### Data section
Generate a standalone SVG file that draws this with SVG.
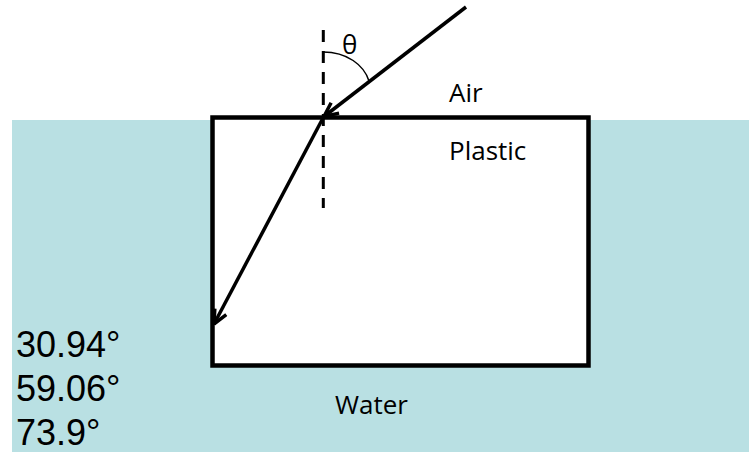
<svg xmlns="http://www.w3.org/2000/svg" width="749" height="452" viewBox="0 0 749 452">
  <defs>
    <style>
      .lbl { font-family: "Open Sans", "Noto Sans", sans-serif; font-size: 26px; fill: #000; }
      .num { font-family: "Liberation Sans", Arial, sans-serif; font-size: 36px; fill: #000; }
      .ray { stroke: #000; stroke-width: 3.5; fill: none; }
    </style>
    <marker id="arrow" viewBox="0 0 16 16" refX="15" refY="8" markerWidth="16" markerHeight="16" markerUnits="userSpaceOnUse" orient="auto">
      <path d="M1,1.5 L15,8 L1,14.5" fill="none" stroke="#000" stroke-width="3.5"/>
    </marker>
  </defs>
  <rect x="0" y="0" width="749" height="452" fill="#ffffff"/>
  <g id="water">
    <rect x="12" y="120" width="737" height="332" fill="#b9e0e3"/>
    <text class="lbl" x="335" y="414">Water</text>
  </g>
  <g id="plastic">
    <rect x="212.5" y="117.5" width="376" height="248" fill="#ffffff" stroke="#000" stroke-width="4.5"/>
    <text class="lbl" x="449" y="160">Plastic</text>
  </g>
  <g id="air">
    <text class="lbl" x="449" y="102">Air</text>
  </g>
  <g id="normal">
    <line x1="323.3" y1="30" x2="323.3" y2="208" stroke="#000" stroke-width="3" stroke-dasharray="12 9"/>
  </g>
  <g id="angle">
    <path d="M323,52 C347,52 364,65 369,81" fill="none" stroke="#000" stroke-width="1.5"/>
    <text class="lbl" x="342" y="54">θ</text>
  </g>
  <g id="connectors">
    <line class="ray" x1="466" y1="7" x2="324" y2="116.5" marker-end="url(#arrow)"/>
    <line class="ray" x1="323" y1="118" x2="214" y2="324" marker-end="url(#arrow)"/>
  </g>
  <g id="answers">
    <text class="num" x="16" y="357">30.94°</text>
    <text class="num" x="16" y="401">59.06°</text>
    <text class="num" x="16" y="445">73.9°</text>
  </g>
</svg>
######
Output the lines above in full and exactly as given, omitting any pictures.

▶ **Answer to the problem**:
Generate a standalone SVG file that draws this with SVG.
<svg xmlns="http://www.w3.org/2000/svg" width="749" height="452" viewBox="0 0 749 452">
  <defs>
    <style>
      .lbl { font-family: "Open Sans", "Noto Sans", sans-serif; font-size: 26px; fill: #000; }
      .num { font-family: "Liberation Sans", Arial, sans-serif; font-size: 36px; fill: #000; }
      .ray { stroke: #000; stroke-width: 3.5; fill: none; }
    </style>
    <marker id="arrow" viewBox="0 0 16 16" refX="15" refY="8" markerWidth="16" markerHeight="16" markerUnits="userSpaceOnUse" orient="auto">
      <path d="M1,1.5 L15,8 L1,14.5" fill="none" stroke="#000" stroke-width="3.5"/>
    </marker>
  </defs>
  <rect x="0" y="0" width="749" height="452" fill="#ffffff"/>
  <g id="water">
    <rect x="12" y="120" width="737" height="332" fill="#b9e0e3"/>
    <text class="lbl" x="335" y="414">Water</text>
  </g>
  <g id="plastic">
    <rect x="212.5" y="117.5" width="376" height="248" fill="#ffffff" stroke="#000" stroke-width="4.5"/>
    <text class="lbl" x="449" y="160">Plastic</text>
  </g>
  <g id="air">
    <text class="lbl" x="449" y="102">Air</text>
  </g>
  <g id="normal">
    <line x1="323.3" y1="30" x2="323.3" y2="208" stroke="#000" stroke-width="3" stroke-dasharray="12 9"/>
  </g>
  <g id="angle">
    <path d="M323,52 C347,52 364,65 369,81" fill="none" stroke="#000" stroke-width="1.5"/>
    <text class="lbl" x="342" y="54">θ</text>
  </g>
  <g id="connectors">
    <line class="ray" x1="466" y1="7" x2="324" y2="116.5" marker-end="url(#arrow)"/>
    <line class="ray" x1="323" y1="118" x2="214" y2="324" marker-end="url(#arrow)"/>
  </g>
  <g id="answers">
    <text class="num" x="16" y="357">30.94°</text>
    <text class="num" x="16" y="401">59.06°</text>
    <text class="num" x="16" y="445">73.9°</text>
  </g>
</svg>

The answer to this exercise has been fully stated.